### Exercise
Give all of the lines again exactly as they read.

□ □ □ □ □

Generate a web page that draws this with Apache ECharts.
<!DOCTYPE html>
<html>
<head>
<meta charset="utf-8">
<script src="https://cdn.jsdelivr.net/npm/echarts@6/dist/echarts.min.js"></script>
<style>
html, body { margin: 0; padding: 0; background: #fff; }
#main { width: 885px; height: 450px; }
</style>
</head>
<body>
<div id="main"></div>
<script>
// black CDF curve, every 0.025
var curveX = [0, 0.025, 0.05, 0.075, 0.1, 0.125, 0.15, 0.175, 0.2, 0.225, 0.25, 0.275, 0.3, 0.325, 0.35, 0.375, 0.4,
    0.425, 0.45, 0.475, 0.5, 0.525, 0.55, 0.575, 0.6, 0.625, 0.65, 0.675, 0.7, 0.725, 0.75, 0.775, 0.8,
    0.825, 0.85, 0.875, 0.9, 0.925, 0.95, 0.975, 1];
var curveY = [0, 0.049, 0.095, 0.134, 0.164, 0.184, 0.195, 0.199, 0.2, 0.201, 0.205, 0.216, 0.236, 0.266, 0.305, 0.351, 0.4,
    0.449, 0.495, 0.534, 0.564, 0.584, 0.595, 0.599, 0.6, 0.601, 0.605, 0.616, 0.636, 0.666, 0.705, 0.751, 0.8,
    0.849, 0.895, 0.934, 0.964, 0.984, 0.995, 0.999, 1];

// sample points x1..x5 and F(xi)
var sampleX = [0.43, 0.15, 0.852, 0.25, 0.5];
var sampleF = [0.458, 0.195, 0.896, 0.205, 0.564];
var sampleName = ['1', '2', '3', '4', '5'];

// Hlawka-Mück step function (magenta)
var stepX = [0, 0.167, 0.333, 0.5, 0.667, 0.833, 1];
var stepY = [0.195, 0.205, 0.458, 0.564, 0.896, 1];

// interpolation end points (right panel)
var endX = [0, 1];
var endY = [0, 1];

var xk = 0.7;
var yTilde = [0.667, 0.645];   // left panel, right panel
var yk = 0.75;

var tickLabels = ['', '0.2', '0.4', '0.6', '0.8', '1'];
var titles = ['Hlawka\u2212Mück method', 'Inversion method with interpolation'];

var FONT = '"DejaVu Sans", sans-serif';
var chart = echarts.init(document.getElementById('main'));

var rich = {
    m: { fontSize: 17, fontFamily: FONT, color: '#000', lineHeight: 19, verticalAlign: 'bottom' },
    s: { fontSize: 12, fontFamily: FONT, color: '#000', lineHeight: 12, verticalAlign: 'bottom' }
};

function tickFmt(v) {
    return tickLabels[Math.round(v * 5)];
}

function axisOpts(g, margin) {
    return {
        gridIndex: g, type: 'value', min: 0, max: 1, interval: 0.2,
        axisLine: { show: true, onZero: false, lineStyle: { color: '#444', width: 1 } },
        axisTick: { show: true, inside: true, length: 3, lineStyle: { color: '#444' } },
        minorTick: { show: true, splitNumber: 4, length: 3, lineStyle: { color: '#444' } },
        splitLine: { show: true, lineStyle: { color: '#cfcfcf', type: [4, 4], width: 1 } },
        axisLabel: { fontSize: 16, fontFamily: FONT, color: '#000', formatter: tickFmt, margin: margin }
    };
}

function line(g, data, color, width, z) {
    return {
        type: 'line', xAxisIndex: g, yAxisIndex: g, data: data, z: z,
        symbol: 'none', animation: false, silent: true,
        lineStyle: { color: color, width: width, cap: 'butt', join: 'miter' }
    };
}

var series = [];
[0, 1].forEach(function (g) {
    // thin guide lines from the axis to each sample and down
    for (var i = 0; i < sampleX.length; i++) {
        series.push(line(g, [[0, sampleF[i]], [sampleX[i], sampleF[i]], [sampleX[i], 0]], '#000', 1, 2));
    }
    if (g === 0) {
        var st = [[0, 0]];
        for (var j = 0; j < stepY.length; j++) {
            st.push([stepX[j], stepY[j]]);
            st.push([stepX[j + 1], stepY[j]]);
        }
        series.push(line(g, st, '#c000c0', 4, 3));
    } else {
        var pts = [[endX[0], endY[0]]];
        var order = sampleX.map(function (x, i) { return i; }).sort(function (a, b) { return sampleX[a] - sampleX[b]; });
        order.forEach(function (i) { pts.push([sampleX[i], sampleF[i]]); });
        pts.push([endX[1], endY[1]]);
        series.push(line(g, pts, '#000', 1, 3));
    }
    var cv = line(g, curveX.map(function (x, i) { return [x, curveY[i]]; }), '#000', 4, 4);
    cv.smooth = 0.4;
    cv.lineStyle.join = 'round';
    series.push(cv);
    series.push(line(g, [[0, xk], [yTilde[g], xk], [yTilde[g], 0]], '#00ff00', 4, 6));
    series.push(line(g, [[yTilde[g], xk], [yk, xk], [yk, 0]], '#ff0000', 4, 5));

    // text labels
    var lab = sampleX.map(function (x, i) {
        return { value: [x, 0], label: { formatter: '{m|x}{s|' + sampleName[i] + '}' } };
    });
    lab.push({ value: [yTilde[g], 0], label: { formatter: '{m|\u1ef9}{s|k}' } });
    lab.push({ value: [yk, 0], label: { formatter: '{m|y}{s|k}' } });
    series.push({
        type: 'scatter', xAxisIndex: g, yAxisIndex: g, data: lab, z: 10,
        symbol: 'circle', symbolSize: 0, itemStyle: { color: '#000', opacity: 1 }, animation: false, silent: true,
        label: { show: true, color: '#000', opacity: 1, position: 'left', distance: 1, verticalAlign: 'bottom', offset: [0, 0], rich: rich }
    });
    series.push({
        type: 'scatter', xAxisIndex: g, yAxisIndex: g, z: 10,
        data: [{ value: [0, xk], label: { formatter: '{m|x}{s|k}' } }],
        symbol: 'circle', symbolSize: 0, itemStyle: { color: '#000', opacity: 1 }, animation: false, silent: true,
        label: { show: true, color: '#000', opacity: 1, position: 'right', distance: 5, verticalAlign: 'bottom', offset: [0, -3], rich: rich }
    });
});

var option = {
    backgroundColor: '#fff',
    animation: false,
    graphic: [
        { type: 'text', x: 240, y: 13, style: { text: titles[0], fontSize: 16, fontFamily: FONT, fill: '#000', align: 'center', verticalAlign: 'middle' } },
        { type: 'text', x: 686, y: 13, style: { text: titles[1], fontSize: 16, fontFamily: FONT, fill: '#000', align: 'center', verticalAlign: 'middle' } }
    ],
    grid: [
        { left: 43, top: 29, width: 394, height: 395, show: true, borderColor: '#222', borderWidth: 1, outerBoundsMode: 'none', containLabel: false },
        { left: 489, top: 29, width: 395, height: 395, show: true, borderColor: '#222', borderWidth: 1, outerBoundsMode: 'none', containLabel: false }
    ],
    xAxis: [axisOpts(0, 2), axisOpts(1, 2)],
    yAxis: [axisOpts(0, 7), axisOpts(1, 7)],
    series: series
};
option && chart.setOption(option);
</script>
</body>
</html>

□ □ □ □ □

### Output below
Generate a web page that draws this with Apache ECharts.
<!DOCTYPE html>
<html>
<head>
<meta charset="utf-8">
<script src="https://cdn.jsdelivr.net/npm/echarts@6/dist/echarts.min.js"></script>
<style>
html, body { margin: 0; padding: 0; background: #fff; }
#main { width: 885px; height: 450px; }
</style>
</head>
<body>
<div id="main"></div>
<script>
// black CDF curve, every 0.025
var curveX = [0, 0.025, 0.05, 0.075, 0.1, 0.125, 0.15, 0.175, 0.2, 0.225, 0.25, 0.275, 0.3, 0.325, 0.35, 0.375, 0.4,
    0.425, 0.45, 0.475, 0.5, 0.525, 0.55, 0.575, 0.6, 0.625, 0.65, 0.675, 0.7, 0.725, 0.75, 0.775, 0.8,
    0.825, 0.85, 0.875, 0.9, 0.925, 0.95, 0.975, 1];
var curveY = [0, 0.049, 0.095, 0.134, 0.164, 0.184, 0.195, 0.199, 0.2, 0.201, 0.205, 0.216, 0.236, 0.266, 0.305, 0.351, 0.4,
    0.449, 0.495, 0.534, 0.564, 0.584, 0.595, 0.599, 0.6, 0.601, 0.605, 0.616, 0.636, 0.666, 0.705, 0.751, 0.8,
    0.849, 0.895, 0.934, 0.964, 0.984, 0.995, 0.999, 1];

// sample points x1..x5 and F(xi)
var sampleX = [0.43, 0.15, 0.852, 0.25, 0.5];
var sampleF = [0.458, 0.195, 0.896, 0.205, 0.564];
var sampleName = ['1', '2', '3', '4', '5'];

// Hlawka-Mück step function (magenta)
var stepX = [0, 0.167, 0.333, 0.5, 0.667, 0.833, 1];
var stepY = [0.195, 0.205, 0.458, 0.564, 0.896, 1];

// interpolation end points (right panel)
var endX = [0, 1];
var endY = [0, 1];

var xk = 0.7;
var yTilde = [0.667, 0.645];   // left panel, right panel
var yk = 0.75;

var tickLabels = ['', '0.2', '0.4', '0.6', '0.8', '1'];
var titles = ['Hlawka\u2212Mück method', 'Inversion method with interpolation'];

var FONT = '"DejaVu Sans", sans-serif';
var chart = echarts.init(document.getElementById('main'));

var rich = {
    m: { fontSize: 17, fontFamily: FONT, color: '#000', lineHeight: 19, verticalAlign: 'bottom' },
    s: { fontSize: 12, fontFamily: FONT, color: '#000', lineHeight: 12, verticalAlign: 'bottom' }
};

function tickFmt(v) {
    return tickLabels[Math.round(v * 5)];
}

function axisOpts(g, margin) {
    return {
        gridIndex: g, type: 'value', min: 0, max: 1, interval: 0.2,
        axisLine: { show: true, onZero: false, lineStyle: { color: '#444', width: 1 } },
        axisTick: { show: true, inside: true, length: 3, lineStyle: { color: '#444' } },
        minorTick: { show: true, splitNumber: 4, length: 3, lineStyle: { color: '#444' } },
        splitLine: { show: true, lineStyle: { color: '#cfcfcf', type: [4, 4], width: 1 } },
        axisLabel: { fontSize: 16, fontFamily: FONT, color: '#000', formatter: tickFmt, margin: margin }
    };
}

function line(g, data, color, width, z) {
    return {
        type: 'line', xAxisIndex: g, yAxisIndex: g, data: data, z: z,
        symbol: 'none', animation: false, silent: true,
        lineStyle: { color: color, width: width, cap: 'butt', join: 'miter' }
    };
}

var series = [];
[0, 1].forEach(function (g) {
    // thin guide lines from the axis to each sample and down
    for (var i = 0; i < sampleX.length; i++) {
        series.push(line(g, [[0, sampleF[i]], [sampleX[i], sampleF[i]], [sampleX[i], 0]], '#000', 1, 2));
    }
    if (g === 0) {
        var st = [[0, 0]];
        for (var j = 0; j < stepY.length; j++) {
            st.push([stepX[j], stepY[j]]);
            st.push([stepX[j + 1], stepY[j]]);
        }
        series.push(line(g, st, '#c000c0', 4, 3));
    } else {
        var pts = [[endX[0], endY[0]]];
        var order = sampleX.map(function (x, i) { return i; }).sort(function (a, b) { return sampleX[a] - sampleX[b]; });
        order.forEach(function (i) { pts.push([sampleX[i], sampleF[i]]); });
        pts.push([endX[1], endY[1]]);
        series.push(line(g, pts, '#000', 1, 3));
    }
    var cv = line(g, curveX.map(function (x, i) { return [x, curveY[i]]; }), '#000', 4, 4);
    cv.smooth = 0.4;
    cv.lineStyle.join = 'round';
    series.push(cv);
    series.push(line(g, [[0, xk], [yTilde[g], xk], [yTilde[g], 0]], '#00ff00', 4, 6));
    series.push(line(g, [[yTilde[g], xk], [yk, xk], [yk, 0]], '#ff0000', 4, 5));

    // text labels
    var lab = sampleX.map(function (x, i) {
        return { value: [x, 0], label: { formatter: '{m|x}{s|' + sampleName[i] + '}' } };
    });
    lab.push({ value: [yTilde[g], 0], label: { formatter: '{m|\u1ef9}{s|k}' } });
    lab.push({ value: [yk, 0], label: { formatter: '{m|y}{s|k}' } });
    series.push({
        type: 'scatter', xAxisIndex: g, yAxisIndex: g, data: lab, z: 10,
        symbol: 'circle', symbolSize: 0, itemStyle: { color: '#000', opacity: 1 }, animation: false, silent: true,
        label: { show: true, color: '#000', opacity: 1, position: 'left', distance: 1, verticalAlign: 'bottom', offset: [0, 0], rich: rich }
    });
    series.push({
        type: 'scatter', xAxisIndex: g, yAxisIndex: g, z: 10,
        data: [{ value: [0, xk], label: { formatter: '{m|x}{s|k}' } }],
        symbol: 'circle', symbolSize: 0, itemStyle: { color: '#000', opacity: 1 }, animation: false, silent: true,
        label: { show: true, color: '#000', opacity: 1, position: 'right', distance: 5, verticalAlign: 'bottom', offset: [0, -3], rich: rich }
    });
});

var option = {
    backgroundColor: '#fff',
    animation: false,
    graphic: [
        { type: 'text', x: 240, y: 13, style: { text: titles[0], fontSize: 16, fontFamily: FONT, fill: '#000', align: 'center', verticalAlign: 'middle' } },
        { type: 'text', x: 686, y: 13, style: { text: titles[1], fontSize: 16, fontFamily: FONT, fill: '#000', align: 'center', verticalAlign: 'middle' } }
    ],
    grid: [
        { left: 43, top: 29, width: 394, height: 395, show: true, borderColor: '#222', borderWidth: 1, outerBoundsMode: 'none', containLabel: false },
        { left: 489, top: 29, width: 395, height: 395, show: true, borderColor: '#222', borderWidth: 1, outerBoundsMode: 'none', containLabel: false }
    ],
    xAxis: [axisOpts(0, 2), axisOpts(1, 2)],
    yAxis: [axisOpts(0, 7), axisOpts(1, 7)],
    series: series
};
option && chart.setOption(option);
</script>
</body>
</html>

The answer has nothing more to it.